O Processo Revolucionário em Curso teve de recuar neste espaço educativo exclusivo, o contador de comportamentos foi preso numa vitrine com chave.

Diziam que a Rosa tinha uma rival, a filha do caseiro da Feitoria, à qual aparecia sempre o 151 nos seus sonhos molhados. Era a musa do espaço, dona da única cabine telefónica, instalada na casa do pai. 

Quando o aluno aterrou do lado de fora do Colégio Militar, após ter saltado o portão, para usufruir de um pouco de liberdade, deu de caras com um par de sapatos.

- 634, onde vais?

Levantou os olhos e viu o Diretor, para azar dele o Casanova morava em frente ao colégio. Mas um Menino da Luz tem sempre uma carta na manga:

- Ia ver o Benfica, - respondeu sabendo que o oficial era um adepto ferrenho do clube.

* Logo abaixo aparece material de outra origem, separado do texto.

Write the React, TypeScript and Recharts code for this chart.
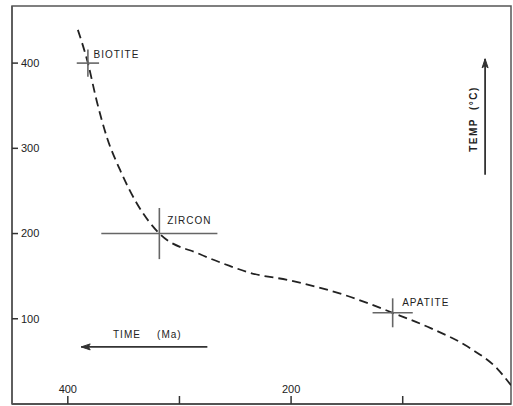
import React from 'react';
import {
  ComposedChart,
  Line,
  Scatter,
  XAxis,
  YAxis,
  ErrorBar,
  ReferenceArea,
} from 'recharts';

// Cooling curve (age in Ma, temperature in °C)
const curveAge = [391, 382, 374, 365, 353, 338, 318, 282, 255, 237, 201, 150, 109, 75, 39, 15, 3];
const curveTemp = [439, 400, 355, 313, 274, 235, 200, 176, 162, 154, 145, 127, 107, 89, 65, 41, 22];

// Mineral dates with uncertainties
const minerals = ['BIOTITE', 'ZIRCON', 'APATITE'];
const mineralAge = [382, 318, 109];
const mineralTemp = [400, 200, 107];
const mineralAgeErr = [10, 52, 18];
const mineralTempErr = [16, 30, 17];

// Label anchor positions (data coords)
const labelAge = [377, 311, 100.5];
const labelTemp = [406, 211, 115];

const xTicks = [400, 300, 200, 100];
const xLabeled = [400, 200];
const yTicks = [100, 200, 300, 400];

const curveData = curveAge.map((a, i) => ({ age: a, temp: curveTemp[i] }));
const crossData = minerals.map((m, i) => ({
  name: m,
  age: mineralAge[i],
  temp: mineralTemp[i],
  ex: mineralAgeErr[i],
  ey: mineralTempErr[i],
}));
const labelData = minerals.map((m, i) => ({ text: m, age: labelAge[i], temp: labelTemp[i] }));
const timeText = [
  { text: 'TIME', age: 359.5, temp: 77 },
  { text: '(Ma)', age: 320, temp: 77 },
];
const tempText = [
  { text: 'TEMP', age: 33.3, temp: 296 },
  { text: '(°C)', age: 33.3, temp: 345 },
];
const timeArrow = [
  { age: 275, temp: 67 },
  { age: 388, temp: 67 },
];
const tempArrow = [
  { age: 26.2, temp: 269 },
  { age: 26.2, temp: 405 },
];

const FONT = '"Liberation Sans", Arial, Helvetica, sans-serif';
const INK = '#222';

const Empty = () => <g />;

const LabelShape = (props: any) => (
  <text
    x={props.cx}
    y={props.cy}
    fill={INK}
    fontSize={10}
    fontFamily={FONT}
    letterSpacing={1}
    textAnchor="start"
  >
    {props.payload.text}
  </text>
);

const RotLabelShape = (props: any) => (
  <text
    x={props.cx}
    y={props.cy}
    fill={INK}
    fontSize={10}
    fontFamily={FONT}
    fontWeight="bold"
    letterSpacing={1.5}
    textAnchor="start"
    transform={`rotate(-90 ${props.cx} ${props.cy})`}
  >
    {props.payload.text}
  </text>
);

const leftHead = (p: any) => {
  if (p.index !== 1) return <g key={`lh${p.index}`} />;
  const { cx, cy } = p;
  return (
    <path
      key="lhead"
      d={`M${cx},${cy} L${cx + 9},${cy - 3} L${cx + 7},${cy} L${cx + 9},${cy + 3} Z`}
      fill="#333"
      stroke="#333"
      strokeWidth={1}
    />
  );
};

const upHead = (p: any) => {
  if (p.index !== 1) return <g key={`uh${p.index}`} />;
  const { cx, cy } = p;
  return (
    <path
      key="uhead"
      d={`M${cx},${cy} L${cx - 3},${cy + 9} L${cx},${cy + 7} L${cx + 3},${cy + 9} Z`}
      fill="#333"
      stroke="#333"
      strokeWidth={1}
    />
  );
};

export default function App() {
  return (
    <div style={{ position: 'absolute', left: 0, top: 0, width: 513, height: 406, background: '#fff' }}>
      <ComposedChart
        width={513}
        height={406}
        margin={{ top: 6, right: 2, bottom: 2, left: 12 }}
      >
        <XAxis
          type="number"
          dataKey="age"
          domain={[3, 450]}
          reversed
          allowDataOverflow
          ticks={xTicks}
          interval={0}
          mirror
          tickSize={8}
          tickMargin={3}
          tickFormatter={(v: number) => (xLabeled.includes(v) ? String(v) : '')}
          axisLine={{ stroke: '#444', strokeWidth: 1.5 }}
          tickLine={{ stroke: '#333', strokeWidth: 1.5 }}
          tick={{ fill: INK, fontSize: 11, fontFamily: FONT }}
        />
        <YAxis
          type="number"
          dataKey="temp"
          domain={[0, 467]}
          allowDataOverflow
          ticks={yTicks}
          interval={0}
          mirror
          tickSize={6}
          tickMargin={3}
          axisLine={{ stroke: '#555', strokeWidth: 1.5 }}
          tickLine={{ stroke: '#333', strokeWidth: 1.5 }}
          tick={{ fill: INK, fontSize: 11, fontFamily: FONT }}
        />
        <ReferenceArea
          x1={3}
          x2={450}
          y1={0}
          y2={467}
          fill="none"
          fillOpacity={0}
          stroke="#555"
          strokeWidth={1.5}
          ifOverflow="visible"
        />
        <Line
          data={curveData}
          dataKey="temp"
          type="monotone"
          stroke={INK}
          strokeWidth={1.8}
          strokeDasharray="9 5"
          dot={false}
          activeDot={false}
          isAnimationActive={false}
        />
        <Scatter data={crossData} dataKey="temp" shape={Empty} isAnimationActive={false}>
          <ErrorBar dataKey="ex" direction="x" width={0} stroke="#666" strokeWidth={1.6} />
          <ErrorBar dataKey="ey" direction="y" width={0} stroke="#666" strokeWidth={1.6} />
        </Scatter>
        <Scatter data={labelData} dataKey="temp" shape={LabelShape} isAnimationActive={false} />
        <Scatter data={timeText} dataKey="temp" shape={LabelShape} isAnimationActive={false} />
        <Scatter data={tempText} dataKey="temp" shape={RotLabelShape} isAnimationActive={false} />
        <Line
          data={timeArrow}
          dataKey="temp"
          type="linear"
          stroke="#333"
          strokeWidth={1.8}
          dot={leftHead}
          activeDot={false}
          isAnimationActive={false}
        />
        <Line
          data={tempArrow}
          dataKey="temp"
          type="linear"
          stroke="#333"
          strokeWidth={1.8}
          dot={upHead}
          activeDot={false}
          isAnimationActive={false}
        />
      </ComposedChart>
    </div>
  );
}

- Então não ias, vais, - e deixou o rapaz ir à sua vida.

Após o Glorioso vencer, comeu um clássico bitoque no Ricochete e entrou lá para os lados do campo de aeromodelismo. Mas houve um dia em que o diretor bateu um recorde, caíram-lhe oito fugitivos aos pés. O primeiro saltou e apercebeu-se de um carro que parou ainda ele ia no ar e antes de ser apanhado avisou os camaradas:

- Está aqui o Dito!

- Epá, não brinques com esta merda, - e avançaram!

Havia quem se ausentasse para ir beber um copo no “Mae Preta”, nome inadmissível nos tempos de hoje onde as histéricas, de todos os géneros, reinam como "senhoras",  cujo nome caracterizava o tipo de restaurante. Outro após o salto ouviu o barulho de um carro a chiar e alguém a gritar:

- Que merda é esta a saltar o portão, já lá para dentro!

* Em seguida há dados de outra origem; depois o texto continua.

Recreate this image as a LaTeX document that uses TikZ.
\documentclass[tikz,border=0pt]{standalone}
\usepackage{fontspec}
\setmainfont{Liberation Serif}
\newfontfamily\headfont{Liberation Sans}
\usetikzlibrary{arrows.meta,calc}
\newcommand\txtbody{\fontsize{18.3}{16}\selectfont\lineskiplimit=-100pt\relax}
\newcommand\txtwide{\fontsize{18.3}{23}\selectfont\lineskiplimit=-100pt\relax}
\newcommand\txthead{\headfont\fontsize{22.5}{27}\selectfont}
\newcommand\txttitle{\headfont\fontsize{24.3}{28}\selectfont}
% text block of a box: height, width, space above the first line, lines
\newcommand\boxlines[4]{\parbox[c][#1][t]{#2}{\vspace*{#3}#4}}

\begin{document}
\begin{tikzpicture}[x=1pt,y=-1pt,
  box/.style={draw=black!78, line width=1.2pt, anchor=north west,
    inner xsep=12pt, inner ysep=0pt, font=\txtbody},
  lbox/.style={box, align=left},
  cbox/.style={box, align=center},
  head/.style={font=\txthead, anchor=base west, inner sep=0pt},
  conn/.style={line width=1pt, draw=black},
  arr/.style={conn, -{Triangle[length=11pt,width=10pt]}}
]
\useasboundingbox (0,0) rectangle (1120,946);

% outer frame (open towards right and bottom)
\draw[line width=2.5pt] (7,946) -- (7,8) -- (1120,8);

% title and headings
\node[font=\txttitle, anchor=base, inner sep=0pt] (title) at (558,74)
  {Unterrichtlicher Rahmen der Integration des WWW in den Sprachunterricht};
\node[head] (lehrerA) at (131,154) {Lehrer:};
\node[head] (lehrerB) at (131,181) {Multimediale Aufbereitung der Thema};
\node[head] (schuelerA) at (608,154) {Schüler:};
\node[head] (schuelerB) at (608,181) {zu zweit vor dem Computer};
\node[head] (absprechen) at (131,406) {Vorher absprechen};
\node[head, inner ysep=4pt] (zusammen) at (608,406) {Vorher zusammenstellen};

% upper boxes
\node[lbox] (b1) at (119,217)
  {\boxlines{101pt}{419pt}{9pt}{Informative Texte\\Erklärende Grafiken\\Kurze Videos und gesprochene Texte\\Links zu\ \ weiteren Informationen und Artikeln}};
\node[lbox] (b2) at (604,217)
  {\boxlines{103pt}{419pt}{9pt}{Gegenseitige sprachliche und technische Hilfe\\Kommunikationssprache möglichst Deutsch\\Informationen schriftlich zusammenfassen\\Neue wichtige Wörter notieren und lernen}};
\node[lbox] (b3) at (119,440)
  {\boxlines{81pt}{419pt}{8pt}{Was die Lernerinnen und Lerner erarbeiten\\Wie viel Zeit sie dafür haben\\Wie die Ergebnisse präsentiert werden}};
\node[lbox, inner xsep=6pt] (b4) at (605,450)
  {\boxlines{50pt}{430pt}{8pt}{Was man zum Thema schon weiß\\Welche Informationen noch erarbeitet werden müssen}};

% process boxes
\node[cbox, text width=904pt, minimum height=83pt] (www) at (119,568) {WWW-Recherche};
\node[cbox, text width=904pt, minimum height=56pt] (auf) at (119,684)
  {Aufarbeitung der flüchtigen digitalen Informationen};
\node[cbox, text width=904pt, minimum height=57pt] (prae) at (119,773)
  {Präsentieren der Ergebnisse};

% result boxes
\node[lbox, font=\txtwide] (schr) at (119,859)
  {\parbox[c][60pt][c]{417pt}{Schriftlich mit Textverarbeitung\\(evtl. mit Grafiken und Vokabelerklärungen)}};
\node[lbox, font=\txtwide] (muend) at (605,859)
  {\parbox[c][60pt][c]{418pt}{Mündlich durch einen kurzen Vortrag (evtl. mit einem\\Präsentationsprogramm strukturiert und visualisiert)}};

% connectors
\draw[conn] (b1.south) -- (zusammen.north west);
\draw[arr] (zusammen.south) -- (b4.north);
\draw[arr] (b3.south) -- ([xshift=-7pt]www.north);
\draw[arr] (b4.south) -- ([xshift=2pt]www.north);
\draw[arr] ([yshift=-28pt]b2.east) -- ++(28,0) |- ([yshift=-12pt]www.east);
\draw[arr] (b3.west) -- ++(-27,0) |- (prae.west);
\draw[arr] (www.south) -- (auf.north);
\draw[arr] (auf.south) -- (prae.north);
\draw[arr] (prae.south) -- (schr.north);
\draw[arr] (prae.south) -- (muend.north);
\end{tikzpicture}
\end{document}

Era um ex-aluno a gozar, que lhe deu boleia. Havia 3 técnicas para que os vigilantes não dessem pela falta dos alunos: um boneco feito com almofadas cujo cabelo era a escova dos sapatos, pedir a um colega mais afastado que ocupasse a sua cama após o vigia passar por ele ou desmontar a cama e esconde-la!

Nesta manhã os cúmplices do 549 distraíram o Moreira, e ele escondeu-se dentro de um saco no cubículo onde ele guardava a mercadoria. Bastou ir à sua vida para que a porta se abrisse e a bolama desaparecesse num abrir e fechar de olhos.

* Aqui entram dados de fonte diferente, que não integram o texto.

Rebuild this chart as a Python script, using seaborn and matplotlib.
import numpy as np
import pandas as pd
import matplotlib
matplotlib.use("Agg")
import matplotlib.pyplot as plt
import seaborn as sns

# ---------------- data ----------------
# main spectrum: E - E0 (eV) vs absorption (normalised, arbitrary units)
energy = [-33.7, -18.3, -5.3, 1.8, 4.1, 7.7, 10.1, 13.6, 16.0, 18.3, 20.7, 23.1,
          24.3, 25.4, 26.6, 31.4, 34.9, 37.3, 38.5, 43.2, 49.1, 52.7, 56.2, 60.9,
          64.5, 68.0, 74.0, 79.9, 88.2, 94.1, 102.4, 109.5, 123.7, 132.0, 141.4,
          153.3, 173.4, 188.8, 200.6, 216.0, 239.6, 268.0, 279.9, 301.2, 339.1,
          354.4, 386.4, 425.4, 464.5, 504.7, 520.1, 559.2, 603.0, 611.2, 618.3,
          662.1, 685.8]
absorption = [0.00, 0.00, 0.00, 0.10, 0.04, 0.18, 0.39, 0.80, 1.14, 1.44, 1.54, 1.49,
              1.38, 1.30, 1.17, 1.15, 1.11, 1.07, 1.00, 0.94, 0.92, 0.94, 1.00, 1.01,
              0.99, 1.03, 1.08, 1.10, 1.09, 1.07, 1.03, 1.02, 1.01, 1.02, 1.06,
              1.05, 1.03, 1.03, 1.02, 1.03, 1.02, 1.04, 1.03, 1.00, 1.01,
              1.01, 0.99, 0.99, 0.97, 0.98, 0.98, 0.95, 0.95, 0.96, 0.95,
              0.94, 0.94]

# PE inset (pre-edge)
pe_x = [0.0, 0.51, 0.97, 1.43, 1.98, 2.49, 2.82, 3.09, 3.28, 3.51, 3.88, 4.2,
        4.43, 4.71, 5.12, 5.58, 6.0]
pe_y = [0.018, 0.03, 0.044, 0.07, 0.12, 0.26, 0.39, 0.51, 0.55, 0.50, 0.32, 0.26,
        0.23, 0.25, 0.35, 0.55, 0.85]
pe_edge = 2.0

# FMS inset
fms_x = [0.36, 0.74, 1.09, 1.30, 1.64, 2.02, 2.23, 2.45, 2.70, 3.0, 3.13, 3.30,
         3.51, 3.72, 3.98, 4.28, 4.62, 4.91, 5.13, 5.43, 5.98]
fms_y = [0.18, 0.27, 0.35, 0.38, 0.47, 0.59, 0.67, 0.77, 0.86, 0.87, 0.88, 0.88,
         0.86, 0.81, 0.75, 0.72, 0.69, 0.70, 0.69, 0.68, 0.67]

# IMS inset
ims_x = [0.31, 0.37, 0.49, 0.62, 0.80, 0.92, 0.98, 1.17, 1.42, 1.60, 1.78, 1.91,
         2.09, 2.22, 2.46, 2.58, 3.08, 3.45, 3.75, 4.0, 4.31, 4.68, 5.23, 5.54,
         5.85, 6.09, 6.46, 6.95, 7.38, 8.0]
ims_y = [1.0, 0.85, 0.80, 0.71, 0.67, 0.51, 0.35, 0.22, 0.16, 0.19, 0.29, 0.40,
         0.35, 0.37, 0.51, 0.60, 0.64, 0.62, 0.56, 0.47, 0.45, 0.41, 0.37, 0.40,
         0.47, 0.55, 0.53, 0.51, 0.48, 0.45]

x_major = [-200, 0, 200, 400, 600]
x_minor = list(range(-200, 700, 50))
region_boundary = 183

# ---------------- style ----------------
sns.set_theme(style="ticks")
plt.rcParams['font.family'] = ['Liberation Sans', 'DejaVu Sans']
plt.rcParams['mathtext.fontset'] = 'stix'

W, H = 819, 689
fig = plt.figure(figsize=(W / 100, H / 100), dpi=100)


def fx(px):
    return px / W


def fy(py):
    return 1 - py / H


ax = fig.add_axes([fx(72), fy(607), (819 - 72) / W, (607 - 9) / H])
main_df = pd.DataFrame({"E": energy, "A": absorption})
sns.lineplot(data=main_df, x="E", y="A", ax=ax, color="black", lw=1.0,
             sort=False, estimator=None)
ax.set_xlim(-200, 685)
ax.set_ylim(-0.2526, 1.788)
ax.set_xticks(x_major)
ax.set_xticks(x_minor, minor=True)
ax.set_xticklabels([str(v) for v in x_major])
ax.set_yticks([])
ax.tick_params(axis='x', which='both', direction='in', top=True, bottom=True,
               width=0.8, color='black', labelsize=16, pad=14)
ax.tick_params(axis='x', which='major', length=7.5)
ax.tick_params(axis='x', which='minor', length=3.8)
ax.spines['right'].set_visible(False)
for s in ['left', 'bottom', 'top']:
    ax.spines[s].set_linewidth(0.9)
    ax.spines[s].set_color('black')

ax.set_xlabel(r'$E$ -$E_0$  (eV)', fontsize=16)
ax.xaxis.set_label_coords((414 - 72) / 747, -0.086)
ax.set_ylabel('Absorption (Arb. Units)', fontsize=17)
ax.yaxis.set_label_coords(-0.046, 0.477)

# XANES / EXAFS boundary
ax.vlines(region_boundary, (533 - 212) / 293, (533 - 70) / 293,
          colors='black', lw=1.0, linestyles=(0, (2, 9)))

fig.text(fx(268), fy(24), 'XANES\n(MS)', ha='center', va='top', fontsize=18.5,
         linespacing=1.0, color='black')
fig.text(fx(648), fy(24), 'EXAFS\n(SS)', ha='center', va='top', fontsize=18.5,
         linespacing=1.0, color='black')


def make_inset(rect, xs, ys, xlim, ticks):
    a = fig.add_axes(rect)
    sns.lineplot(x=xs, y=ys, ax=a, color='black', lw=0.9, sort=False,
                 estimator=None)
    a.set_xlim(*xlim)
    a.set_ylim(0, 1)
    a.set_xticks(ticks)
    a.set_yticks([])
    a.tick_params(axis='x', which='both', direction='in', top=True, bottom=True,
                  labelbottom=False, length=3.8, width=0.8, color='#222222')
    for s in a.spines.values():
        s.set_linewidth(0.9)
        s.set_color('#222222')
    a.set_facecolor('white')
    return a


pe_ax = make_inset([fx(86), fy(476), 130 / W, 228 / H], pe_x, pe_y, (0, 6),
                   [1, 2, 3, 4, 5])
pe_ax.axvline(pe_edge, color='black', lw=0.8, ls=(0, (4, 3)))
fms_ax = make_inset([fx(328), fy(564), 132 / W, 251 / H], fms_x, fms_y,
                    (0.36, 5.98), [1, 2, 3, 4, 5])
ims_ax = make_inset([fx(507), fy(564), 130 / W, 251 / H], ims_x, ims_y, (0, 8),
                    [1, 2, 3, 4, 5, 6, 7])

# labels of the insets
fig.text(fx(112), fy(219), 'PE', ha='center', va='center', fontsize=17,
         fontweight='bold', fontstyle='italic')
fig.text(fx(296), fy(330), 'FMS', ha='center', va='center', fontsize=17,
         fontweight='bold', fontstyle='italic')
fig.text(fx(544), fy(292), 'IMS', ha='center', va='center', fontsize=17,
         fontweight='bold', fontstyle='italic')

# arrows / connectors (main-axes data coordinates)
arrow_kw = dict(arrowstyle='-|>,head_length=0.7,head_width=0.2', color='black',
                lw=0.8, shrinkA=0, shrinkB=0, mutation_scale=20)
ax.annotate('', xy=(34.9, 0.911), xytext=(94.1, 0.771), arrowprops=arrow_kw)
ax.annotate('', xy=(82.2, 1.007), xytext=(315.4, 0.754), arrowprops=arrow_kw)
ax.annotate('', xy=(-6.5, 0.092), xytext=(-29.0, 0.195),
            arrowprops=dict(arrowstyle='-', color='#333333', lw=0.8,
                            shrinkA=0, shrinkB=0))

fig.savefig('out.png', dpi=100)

O 271 foi um dia com um camarada ao “Aranha” comer um pastel de nata, e no regresso foram apanhados por um graduado, o 527, que lhes ordenou que fossem comprar uns bolos para ele. Os pastéis de nata da excelência vieram carregados de sal, por isso o castigo foi um mês de apresentações à alvorada. O 634 estava imparável, cavou com uma trupe em direção ao cinema Condes, onde compraram os bilhetes mais baratos e assistiram entusiasmados um filme para adultos, que lhes deu uma fome danada, por isso após a sessão foram comer bifanas lá para os lados da estação do Rossio. No fim de semana o pai quis saber como corria a sua vida académica, e ele não se fez rogado, esgalhava como um Ronaldo nos treinos de remo no Alfeite, que decorreram no dia da ida ao Condes. Azar dele, um camarada do pai tinha ido ao cinema naquele dia e vira-o!

E como prometido a estória acaba com o Moreira desesperado à procura do 695, a quem tinha vendido dois bolos a crédito, porque o aluno alegara ter o dinheiro na farda de pano guardada no armário da companhia. Nestes tempos o número mais alto era o 694!